Sunday 12 October 2014

Lee Daniels Proclaims He is Not Tyler Perry, Dammit!

Lee Daniels Proclaims He is Not Tyler Perry

*Attention everyone: Lee Daniels is not Tyler Perry.
Daniels made that fact abundantly clear while speaking to students at a lecture at Ohio State University not too long ago.
Daniels emphasized that while he and Perry make films for and about African-Americans, both men are two different people.
“My mom said, ‘I don’t understand you, everybody in church thinks something’s wrong with you — all your movies are about freaks. Why can’t you do movies like Tyler Perry?,” said Daniels, whose films include “Monsters Ball,” “Precious,” “The Paperboy,” “Shadowboxer” and “Lee Daniels’ The Butler.”

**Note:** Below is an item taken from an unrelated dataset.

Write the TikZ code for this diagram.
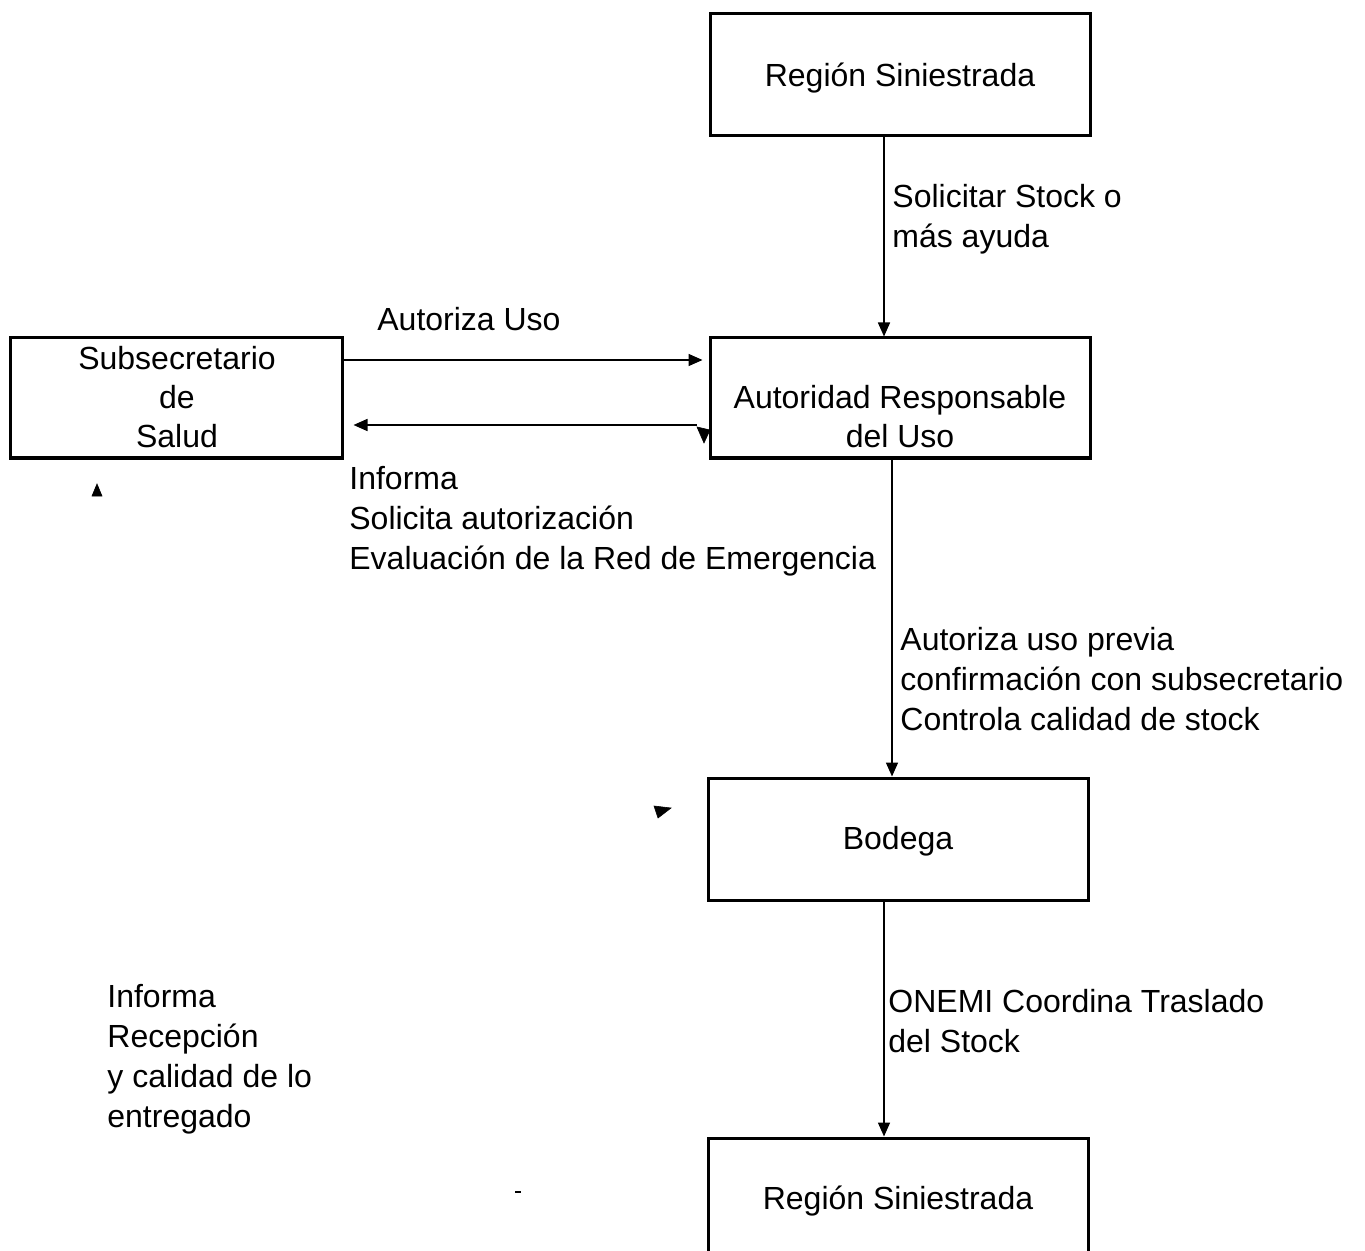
\documentclass[tikz,border=0pt]{standalone}
\usepackage{fontspec}
\setmainfont{Liberation Sans}
\usetikzlibrary{arrows.meta}
\begin{document}
\begin{tikzpicture}[x=0.5pt,y=-0.5pt,
 box/.style={draw, line width=1.5pt, minimum width=190pt, minimum height=61pt, inner sep=0pt, align=center},
 txt/.style={inner sep=0pt, align=center, yshift=-1.5pt, font=\fontsize{16}{19.5}\selectfont},
 lbl/.style={anchor=west, align=left, inner sep=0pt, yshift=-1.5pt, font=\fontsize{16}{20}\selectfont},
 conn/.style={line width=0.8pt, -{Triangle[width=6pt,length=7pt]}},
 stray/.style={fill=black, draw=black, line width=0.3pt}]
\useasboundingbox (0,0) rectangle (1365,1251);
% boxes
\node[box] (top) at (900,75) {};
\node[txt] (topT) at (900,75) {Región Siniestrada};
\node[box, minimum height=60pt] (aut) at (900,398) {};
\node[txt] (autT) at (900,414) {Autoridad Responsable\\del Uso};
\node[box, minimum width=166pt, minimum height=60pt] (sub) at (176,398) {};
\node[txt, yshift=1pt] (subT) at (177,396) {Subsecretario\\de\\Salud};
\node[box] (bod) at (898,839) {};
\node[txt] (bodT) at (898,838) {Bodega};
\node[box, minimum height=60pt] (bot) at (898,1198) {};
\node[txt] (botT) at (898,1198) {Región Siniestrada};
% connectors
\coordinate (x1) at (884,0);
\coordinate (x2) at (892,0);
\coordinate (y1) at (0,360);
\coordinate (y2) at (0,425);
\draw[conn] (x1 |- top.south) -- (x1 |- aut.north);
\draw[conn] (x2 |- aut.south) -- (x2 |- bod.north);
\draw[conn] (x1 |- bod.south) -- (x1 |- bot.north);
\draw[conn, shorten >=3pt] (sub.east |- y1) -- (aut.west |- y1);
\draw[conn, shorten >=5pt, shorten <=6pt] (aut.west |- y2) -- (sub.east |- y2);
% labels
\node[lbl] (l1) at (892,216) {Solicitar Stock o\\más ayuda};
\node[lbl] (l2) at (377,316) {Autoriza Uso};
\node[lbl] (l3) at (349,518) {Informa\\Solicita autorización\\Evaluación de la Red de Emergencia};
\node[lbl] (l4) at (900,676) {Autoriza uso previa\\confirmación con subsecretario\\Controla calidad de stock};
\node[lbl] (l5) at (888,1018) {ONEMI Coordina Traslado\\del Stock};
\node[lbl] (l6) at (107,1056) {Informa\\Recepción\\y calidad de lo\\entregado};
% stray marks
\fill[stray] (697,427) -- (710,430) -- (704,443) -- cycle;
\fill[stray] (92,496) -- (102,496) -- (97,484) -- cycle;
\fill[stray] (654,806) -- (671,808) -- (658,818) -- cycle;
\draw[line width=0.6pt] (515,1192) -- (521,1192);
\end{tikzpicture}
\end{document}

Regarding the content of his films, Daniels added that each of his movies is grounded real life experiences.
“I can’t tell what I have not experienced because it’s not truthful,” he said. “And so I have to work from what I know.”
In addition to distinguishing between him and Perry, Daniels shared a bit of his past, Clutchmagonline.com reports. The 54-year-old openly gay producer and director confessed to being bullied relentlessly as a child, and was forced to deal with an abusive father who could not accept his sexuality.
“When I was 5, my earliest memory was walking down the stairs in my mother’s red high heel shoes, and my dad — he’s a cop — is down playing cards with the boys and it was not pretty — at all,” the filmmaker remembered. “He put me in a trash can and he said that I would never be nothing. He said, ‘You already have it bad, boy, cause you’re Black — now you’re a f–got too.’”
Daniels ultimately removed himself from his father by going to LA as a teen. Prior to becoming a film director, he made ends meet by working a series of odd jobs.
Among his successes is “The Butler,” which received critical acclaim and award nods while earning $137 million at the box office. Although he has successfully overcome his childhood drama, Daniels told the crowd that his process for creating films is different from Perry’s in that he can’t just produce project after project after project. Instead, it takes him three or four years to “give birth” to a film.